Investigating Characteristics of a Dialogic Discourse Pattern in Japanese Academic English Classrooms

  •  Mohammad Hadi Ahmadi    


This article investigates the dialogic aspects of discourse in English for Academic Purposes (EAP) classrooms. A more dialogic pattern of classroom discourse indicates that many participants, for example, students as well as the teacher, are involved in generating the whole classroom discourse. For the purpose of determining the level of dialogicality in academic English classes, twenty four lessons of four different teachers were audio- and video-recorded for an entire academic year. The classroom discourse was transcribed and the level of dialogicality was coded based on principles suggested by Nystrand (2003). The principles cover the authenticity of the questions asked by the teacher and the occurrence of uptake. Accordingly, different modes of classroom discourse are observed in each of these classes which are monologic, recitation, and occasionally dialogic.
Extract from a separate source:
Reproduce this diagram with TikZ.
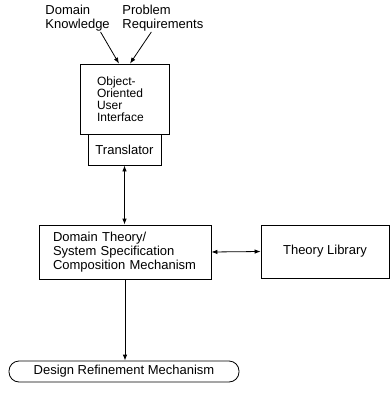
\documentclass[tikz,border=0pt]{standalone}
\usepackage{fontspec}
\setmainfont{Liberation Sans}
\usetikzlibrary{arrows.meta}

\begin{document}
\begin{tikzpicture}[x=1pt,y=-1pt,line width=0.8pt,>={Latex[length=6pt,width=4.5pt]},
  box/.style={draw,rectangle,inner sep=0pt},
  lbl/.style={inner sep=0pt,align=left,anchor=west}]
\useasboundingbox (0,0) rectangle (390,394);
\fontsize{13}{14}\selectfont

\node [lbl] (know) at (45,18.5) {Domain\\Knowledge};
\node [lbl] (req) at (122,18.5) {Problem\\Requirements};

\node [box,minimum width=89pt,minimum height=70pt,text width=55pt,align=left,font=\fontsize{12}{12}\selectfont] (ooui) at (124.5,99) {Object-\\Oriented\\User\\Interface};
\node [box,minimum width=73pt,minimum height=31pt] (trans) at (124.5,149.5) {Translator};

\node [box,minimum width=172pt,minimum height=54pt,text width=144pt,align=left] (dom) at (125,252) {Domain Theory/\\System Specification\\Composition Mechanism};
\node [box,minimum width=128pt,minimum height=53pt] (lib) at (325,251.5) {Theory Library};

\node [box,rounded corners=10pt,minimum width=230pt,minimum height=21pt] (refine) at (124,371.5) {Design Refinement Mechanism};

\draw[->] ([xshift=23pt]know.south) to ([xshift=-5.5pt]ooui.north);
\draw[->] ([xshift=-11.5pt]req.south) to ([xshift=5.5pt]ooui.north);

\draw[<->] (trans.south) to (trans.south |- dom.north);
\draw[<->] (dom.east) to (lib.west);
\draw[->] (dom.south) to (dom.south |- refine.north);

\end{tikzpicture}
\end{document}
The cases analyzed in this article reveal that it is not just the type of the questions that can lead to establishment of a dialogic mode, but there are some other teacher moves which can be either facilitative or interruptive. These moves are identified and labeled as encouraging student’s participation (ESP) and discouraging student’s participation (DSP). It is argued that these moves can influence the formation of ground rules and consequently the establishment of a dialogic mode.